Here’s something you won’t read elsewhere.
It’s widely assumed that American minority soldiers are suffering a disproportionate number of deaths in the current war. Yet, according to iCasualites, 74% of all American fatal casualties in the Iraq war have been suffered by non-Hispanic whites. In 2004, non-Hispanic whites only made up 67% of the total population, and, more relevantly, only 61% of the 25-year-olds, which might be about the representative age of the fatalities.
So, young whites are dying in Iraq at a per capita rate more than 80% higher than young minorities. If you are wondering about how I calculated that, it’s:
(74% / 61%) / (26% / 39%)
What you definitely won’t see elsewhere is an explanation of the most likely reason for this racial imbalance: IQ. To be allowed to enlist, you have to score 92 or higher on the military’s IQ test, the Armed Forces Qualification Test (the same one used throughout The Bell Curve.) Since 1992, only 1% of new military enlistees have had IQs below the 30th percentile nationally.
This requirement disqualifies about half of all Hispanics and over 60% of all blacks from joining up, versus less than a quarter of all whites.
People such as Harvard Professor Robert D. “Bowling Alone” Putnam like to talk about how the rest of society can attain the friendly racial relations found in the U.S. military:
“I think we can do a lot to push change along more rapidly. The US military is one example. There was a lot of racial tension around the time of the Vietnam war. Now, polls show that US military personnel have many more friendships across ethnic lines than civilians. And that was deliberate. If officers were told they wouldn’t make colonel if they were seen to discriminate, they changed.”
Okay, but even if we followed Dr.
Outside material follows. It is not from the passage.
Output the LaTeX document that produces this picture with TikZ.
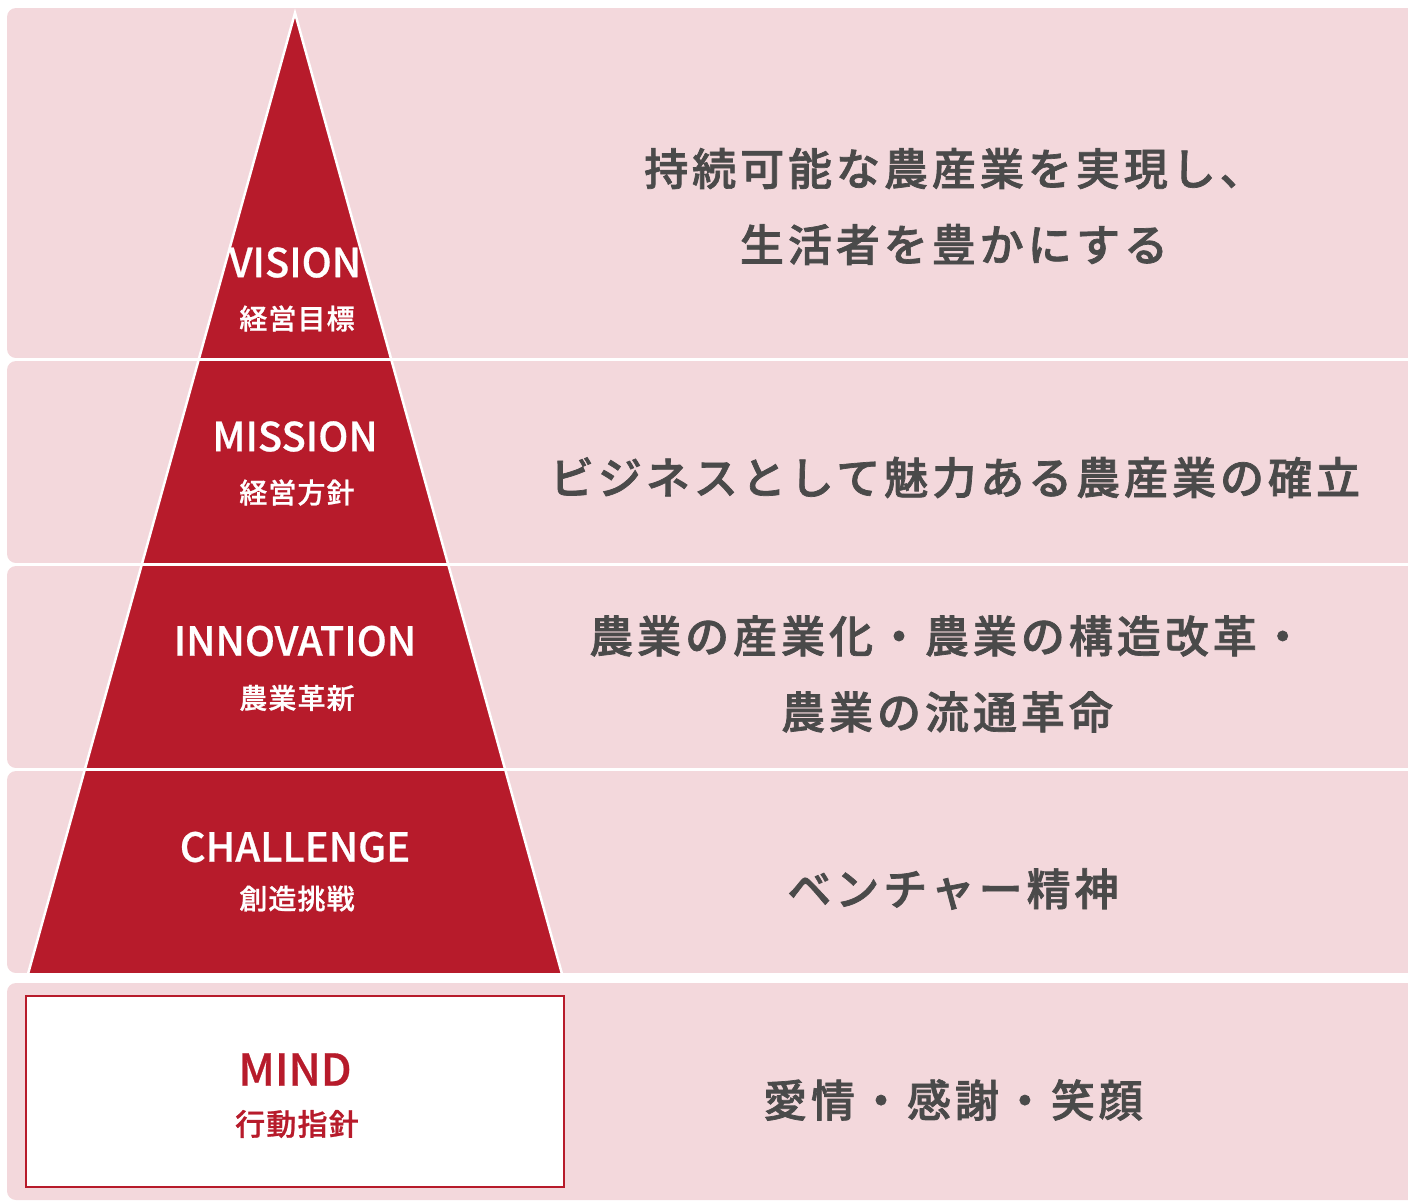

Putnam’s implicit advice and imposed martial law on America, we still wouldn’t be able to follow what is the secret to the military’s success: artificially eliminate the majority of the racial IQ gap by using an IQ-based admissions test.
It’s crucial to remember that, until very recently due to Iraq, three out of ten American youths, and a higher proportion of minority youths, were ineligible for service in the military due to low IQs. This means that the benefits of military acculturation are unavailable to those who presumably need them the most. Last year I proposed an alternative to military service for kids who think they could benefit from military discipline but aren’t smart enough to pass the AFQT.